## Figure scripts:

------------------------------------------------------------------------

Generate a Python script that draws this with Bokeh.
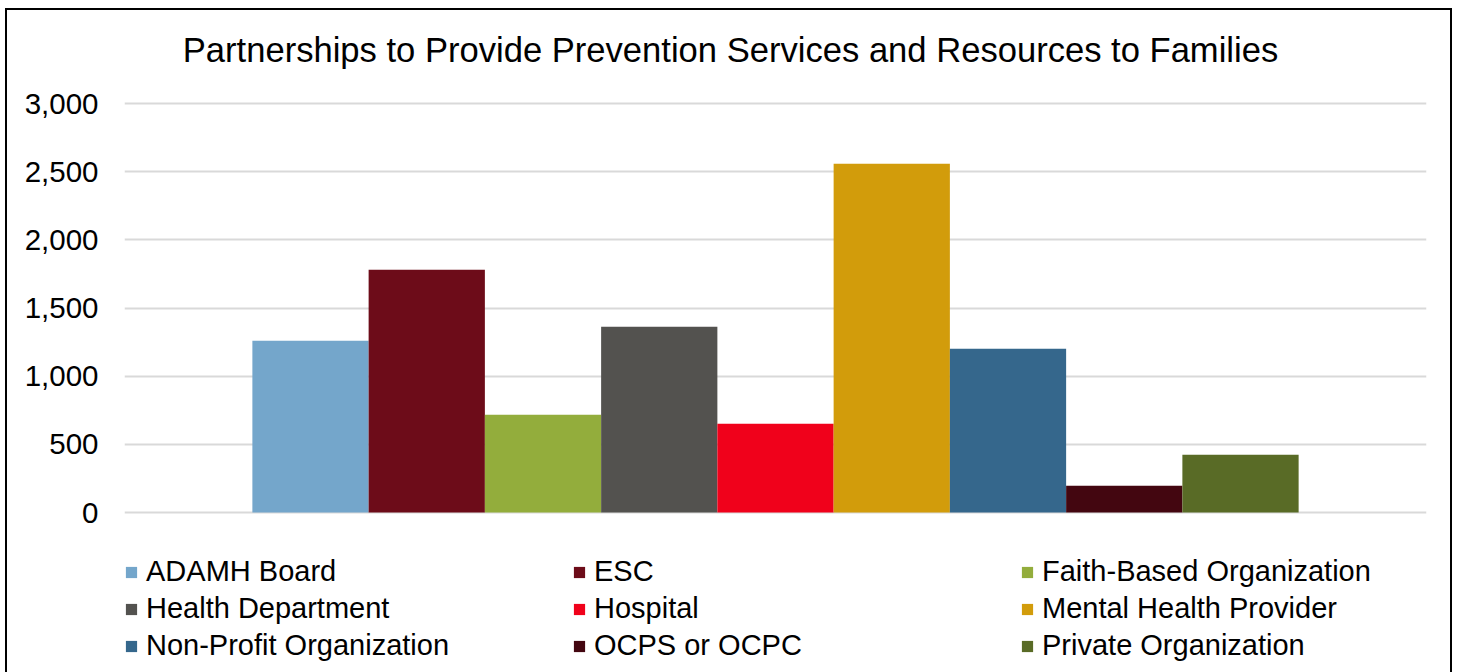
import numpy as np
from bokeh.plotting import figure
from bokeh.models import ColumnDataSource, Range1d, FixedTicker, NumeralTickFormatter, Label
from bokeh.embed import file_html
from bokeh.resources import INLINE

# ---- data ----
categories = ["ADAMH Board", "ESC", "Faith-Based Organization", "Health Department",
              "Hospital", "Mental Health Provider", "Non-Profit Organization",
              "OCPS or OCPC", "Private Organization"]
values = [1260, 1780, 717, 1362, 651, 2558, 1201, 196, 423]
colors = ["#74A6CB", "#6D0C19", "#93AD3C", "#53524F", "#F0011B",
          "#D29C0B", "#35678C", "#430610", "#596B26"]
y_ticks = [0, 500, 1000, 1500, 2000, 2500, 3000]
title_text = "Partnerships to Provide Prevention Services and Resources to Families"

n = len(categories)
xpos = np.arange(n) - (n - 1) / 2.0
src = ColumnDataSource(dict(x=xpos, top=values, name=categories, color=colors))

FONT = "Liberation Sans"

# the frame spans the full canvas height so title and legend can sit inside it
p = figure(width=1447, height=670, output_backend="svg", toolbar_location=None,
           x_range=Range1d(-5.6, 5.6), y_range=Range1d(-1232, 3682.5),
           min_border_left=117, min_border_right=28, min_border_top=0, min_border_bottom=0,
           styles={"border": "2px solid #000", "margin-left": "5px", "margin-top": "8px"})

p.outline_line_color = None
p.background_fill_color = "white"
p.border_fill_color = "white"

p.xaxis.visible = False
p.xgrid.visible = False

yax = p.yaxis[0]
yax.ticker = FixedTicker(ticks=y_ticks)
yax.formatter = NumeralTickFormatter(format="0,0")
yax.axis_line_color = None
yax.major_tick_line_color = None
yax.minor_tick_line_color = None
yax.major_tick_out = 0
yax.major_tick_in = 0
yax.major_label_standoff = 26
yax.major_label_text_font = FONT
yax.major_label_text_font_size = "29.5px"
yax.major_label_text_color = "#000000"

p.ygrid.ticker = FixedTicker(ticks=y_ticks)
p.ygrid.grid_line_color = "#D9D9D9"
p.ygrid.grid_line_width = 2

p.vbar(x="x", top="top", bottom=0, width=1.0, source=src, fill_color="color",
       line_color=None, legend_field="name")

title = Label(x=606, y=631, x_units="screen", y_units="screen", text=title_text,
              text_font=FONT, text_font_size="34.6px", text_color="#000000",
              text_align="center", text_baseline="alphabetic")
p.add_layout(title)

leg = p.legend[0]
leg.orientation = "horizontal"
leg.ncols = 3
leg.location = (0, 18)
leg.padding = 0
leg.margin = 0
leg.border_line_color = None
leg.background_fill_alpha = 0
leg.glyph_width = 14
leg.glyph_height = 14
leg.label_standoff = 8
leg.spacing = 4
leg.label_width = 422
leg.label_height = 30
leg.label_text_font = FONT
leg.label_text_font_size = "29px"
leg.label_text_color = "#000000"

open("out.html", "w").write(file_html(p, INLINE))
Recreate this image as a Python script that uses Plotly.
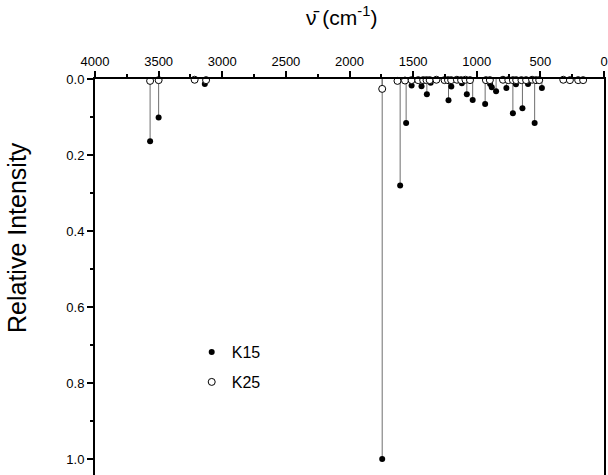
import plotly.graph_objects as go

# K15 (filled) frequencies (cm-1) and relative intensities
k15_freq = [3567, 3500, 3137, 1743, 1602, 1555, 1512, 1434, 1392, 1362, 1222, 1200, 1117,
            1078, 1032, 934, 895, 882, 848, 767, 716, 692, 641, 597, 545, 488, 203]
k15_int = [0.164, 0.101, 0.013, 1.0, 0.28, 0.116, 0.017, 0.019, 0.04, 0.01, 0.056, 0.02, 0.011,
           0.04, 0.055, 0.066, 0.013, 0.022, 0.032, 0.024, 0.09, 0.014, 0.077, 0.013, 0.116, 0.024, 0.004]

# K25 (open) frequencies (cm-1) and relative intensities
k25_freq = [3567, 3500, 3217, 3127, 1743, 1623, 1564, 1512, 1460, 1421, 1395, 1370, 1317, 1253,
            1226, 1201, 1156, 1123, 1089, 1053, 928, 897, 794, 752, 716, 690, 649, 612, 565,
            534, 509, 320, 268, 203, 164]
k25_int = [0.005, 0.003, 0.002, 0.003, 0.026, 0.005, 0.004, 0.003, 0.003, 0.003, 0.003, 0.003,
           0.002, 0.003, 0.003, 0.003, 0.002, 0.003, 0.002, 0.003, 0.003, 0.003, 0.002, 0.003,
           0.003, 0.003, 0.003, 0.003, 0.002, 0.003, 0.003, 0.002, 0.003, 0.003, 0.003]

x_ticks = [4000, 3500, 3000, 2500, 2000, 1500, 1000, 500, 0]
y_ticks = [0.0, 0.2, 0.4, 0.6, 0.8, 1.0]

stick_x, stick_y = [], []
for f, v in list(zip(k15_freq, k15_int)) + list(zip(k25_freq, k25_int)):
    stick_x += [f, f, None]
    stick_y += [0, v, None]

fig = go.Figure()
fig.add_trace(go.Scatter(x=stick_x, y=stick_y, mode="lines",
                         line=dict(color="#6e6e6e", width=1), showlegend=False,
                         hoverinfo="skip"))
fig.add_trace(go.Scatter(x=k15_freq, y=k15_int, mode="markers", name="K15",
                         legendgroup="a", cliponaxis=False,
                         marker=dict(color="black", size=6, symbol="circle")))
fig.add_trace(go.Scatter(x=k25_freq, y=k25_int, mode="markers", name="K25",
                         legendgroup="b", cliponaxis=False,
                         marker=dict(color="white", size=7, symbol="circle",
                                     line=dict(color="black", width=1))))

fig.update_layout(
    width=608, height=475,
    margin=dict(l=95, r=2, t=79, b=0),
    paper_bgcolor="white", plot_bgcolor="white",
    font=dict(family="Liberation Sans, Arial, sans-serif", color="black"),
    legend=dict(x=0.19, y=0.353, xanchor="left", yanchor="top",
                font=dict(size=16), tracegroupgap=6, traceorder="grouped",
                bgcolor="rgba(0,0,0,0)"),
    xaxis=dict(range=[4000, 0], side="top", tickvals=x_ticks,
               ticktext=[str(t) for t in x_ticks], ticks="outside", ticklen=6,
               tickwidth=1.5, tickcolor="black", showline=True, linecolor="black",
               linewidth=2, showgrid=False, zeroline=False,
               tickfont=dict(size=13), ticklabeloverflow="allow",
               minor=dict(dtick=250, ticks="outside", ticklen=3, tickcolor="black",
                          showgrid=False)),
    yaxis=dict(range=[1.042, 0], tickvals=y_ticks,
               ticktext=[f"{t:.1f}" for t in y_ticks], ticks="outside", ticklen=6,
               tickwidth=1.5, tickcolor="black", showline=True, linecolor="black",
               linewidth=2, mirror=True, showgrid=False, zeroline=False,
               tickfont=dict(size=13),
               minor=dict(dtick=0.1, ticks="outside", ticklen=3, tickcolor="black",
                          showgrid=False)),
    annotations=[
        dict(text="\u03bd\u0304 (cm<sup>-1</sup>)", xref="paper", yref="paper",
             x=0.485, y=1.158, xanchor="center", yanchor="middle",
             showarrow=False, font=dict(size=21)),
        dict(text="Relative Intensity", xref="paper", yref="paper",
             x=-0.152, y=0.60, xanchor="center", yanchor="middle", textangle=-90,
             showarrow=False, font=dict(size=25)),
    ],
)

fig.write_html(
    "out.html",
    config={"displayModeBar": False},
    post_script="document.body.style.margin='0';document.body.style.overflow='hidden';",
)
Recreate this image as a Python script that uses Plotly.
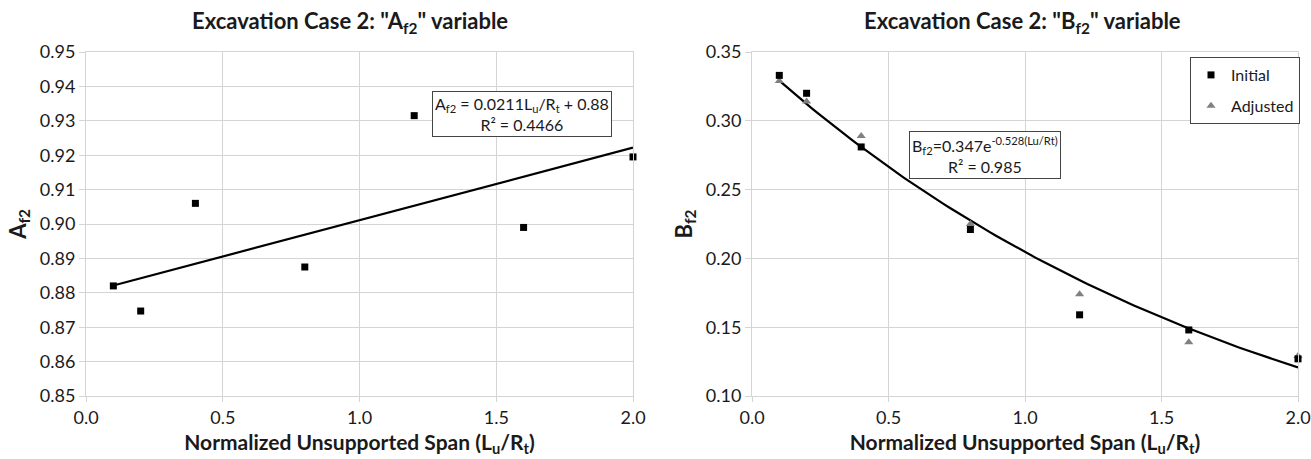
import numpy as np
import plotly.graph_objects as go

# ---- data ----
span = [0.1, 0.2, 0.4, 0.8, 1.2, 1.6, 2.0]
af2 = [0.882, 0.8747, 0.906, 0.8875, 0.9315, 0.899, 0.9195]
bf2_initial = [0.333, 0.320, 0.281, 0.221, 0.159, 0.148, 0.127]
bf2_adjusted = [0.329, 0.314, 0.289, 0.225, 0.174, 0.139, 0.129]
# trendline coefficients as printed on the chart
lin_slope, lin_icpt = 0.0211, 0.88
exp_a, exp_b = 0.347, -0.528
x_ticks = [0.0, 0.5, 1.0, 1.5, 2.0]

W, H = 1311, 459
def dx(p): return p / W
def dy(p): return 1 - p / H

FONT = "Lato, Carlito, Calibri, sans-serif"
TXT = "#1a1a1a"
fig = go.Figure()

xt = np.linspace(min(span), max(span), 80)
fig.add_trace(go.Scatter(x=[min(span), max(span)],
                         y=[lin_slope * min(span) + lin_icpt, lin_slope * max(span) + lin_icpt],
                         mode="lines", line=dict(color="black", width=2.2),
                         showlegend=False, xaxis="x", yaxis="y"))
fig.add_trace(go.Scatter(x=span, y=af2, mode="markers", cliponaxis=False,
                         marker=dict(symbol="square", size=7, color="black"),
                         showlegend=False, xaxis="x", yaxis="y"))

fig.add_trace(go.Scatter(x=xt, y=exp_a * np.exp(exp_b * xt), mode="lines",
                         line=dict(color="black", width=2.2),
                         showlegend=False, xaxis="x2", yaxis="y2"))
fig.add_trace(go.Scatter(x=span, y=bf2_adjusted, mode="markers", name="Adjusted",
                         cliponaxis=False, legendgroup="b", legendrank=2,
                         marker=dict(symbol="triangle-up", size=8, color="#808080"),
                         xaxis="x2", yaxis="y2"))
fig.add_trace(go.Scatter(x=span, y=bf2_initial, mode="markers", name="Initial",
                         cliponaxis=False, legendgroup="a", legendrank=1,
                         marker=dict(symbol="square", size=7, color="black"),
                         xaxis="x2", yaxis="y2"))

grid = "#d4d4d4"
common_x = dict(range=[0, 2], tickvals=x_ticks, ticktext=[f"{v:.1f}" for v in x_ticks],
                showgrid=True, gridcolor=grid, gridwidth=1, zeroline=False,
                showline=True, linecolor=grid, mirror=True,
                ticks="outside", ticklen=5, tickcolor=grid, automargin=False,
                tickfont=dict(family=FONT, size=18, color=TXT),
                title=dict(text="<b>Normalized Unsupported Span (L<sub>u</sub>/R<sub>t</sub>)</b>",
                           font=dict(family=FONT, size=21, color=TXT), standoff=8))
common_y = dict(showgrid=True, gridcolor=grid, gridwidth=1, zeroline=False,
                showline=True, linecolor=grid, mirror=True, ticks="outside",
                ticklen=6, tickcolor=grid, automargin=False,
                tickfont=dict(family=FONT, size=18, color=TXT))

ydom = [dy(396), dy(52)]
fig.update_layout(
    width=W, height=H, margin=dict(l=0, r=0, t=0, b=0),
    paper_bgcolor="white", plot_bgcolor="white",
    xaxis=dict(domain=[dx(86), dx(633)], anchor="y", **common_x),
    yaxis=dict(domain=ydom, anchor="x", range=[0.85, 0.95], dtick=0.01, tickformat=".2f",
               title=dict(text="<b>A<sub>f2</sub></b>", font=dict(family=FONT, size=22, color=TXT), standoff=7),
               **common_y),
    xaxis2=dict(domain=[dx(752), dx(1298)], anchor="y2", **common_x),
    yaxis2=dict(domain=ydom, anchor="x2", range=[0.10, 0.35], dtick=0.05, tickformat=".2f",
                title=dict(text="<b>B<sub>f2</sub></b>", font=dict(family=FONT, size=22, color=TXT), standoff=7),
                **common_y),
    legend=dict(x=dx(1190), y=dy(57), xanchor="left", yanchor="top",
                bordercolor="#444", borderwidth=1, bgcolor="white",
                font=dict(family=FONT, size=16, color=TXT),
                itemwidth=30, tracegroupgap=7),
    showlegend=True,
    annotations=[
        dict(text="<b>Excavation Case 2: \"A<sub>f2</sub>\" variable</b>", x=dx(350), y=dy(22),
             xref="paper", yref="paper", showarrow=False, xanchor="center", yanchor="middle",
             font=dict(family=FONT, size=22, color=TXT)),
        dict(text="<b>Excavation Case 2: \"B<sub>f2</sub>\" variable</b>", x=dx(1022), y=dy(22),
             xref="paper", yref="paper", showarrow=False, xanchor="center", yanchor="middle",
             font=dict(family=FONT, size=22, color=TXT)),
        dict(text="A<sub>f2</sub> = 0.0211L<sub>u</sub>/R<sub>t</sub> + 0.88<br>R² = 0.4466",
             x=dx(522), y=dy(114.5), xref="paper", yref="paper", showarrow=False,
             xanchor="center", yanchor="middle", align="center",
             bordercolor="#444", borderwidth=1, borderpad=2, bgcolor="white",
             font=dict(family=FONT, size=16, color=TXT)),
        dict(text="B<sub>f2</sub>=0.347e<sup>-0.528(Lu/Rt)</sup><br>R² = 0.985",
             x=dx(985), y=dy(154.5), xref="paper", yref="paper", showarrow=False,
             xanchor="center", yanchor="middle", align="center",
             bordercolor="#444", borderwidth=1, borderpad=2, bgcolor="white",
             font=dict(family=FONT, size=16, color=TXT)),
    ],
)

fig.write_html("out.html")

------------------------------------------------------------------------

## SET PROBLEM:
The required output is the exact run of lines from the start of the records through the line containing "from bokeh.resources import INLINE", both ends included, with no pictures.

## SOLUTION FOR THIS TASK:
Generate a Python script that draws this with Bokeh.
import numpy as np
from bokeh.plotting import figure
from bokeh.models import ColumnDataSource, Range1d, FixedTicker, NumeralTickFormatter, Label
from bokeh.embed import file_html
from bokeh.resources import INLINE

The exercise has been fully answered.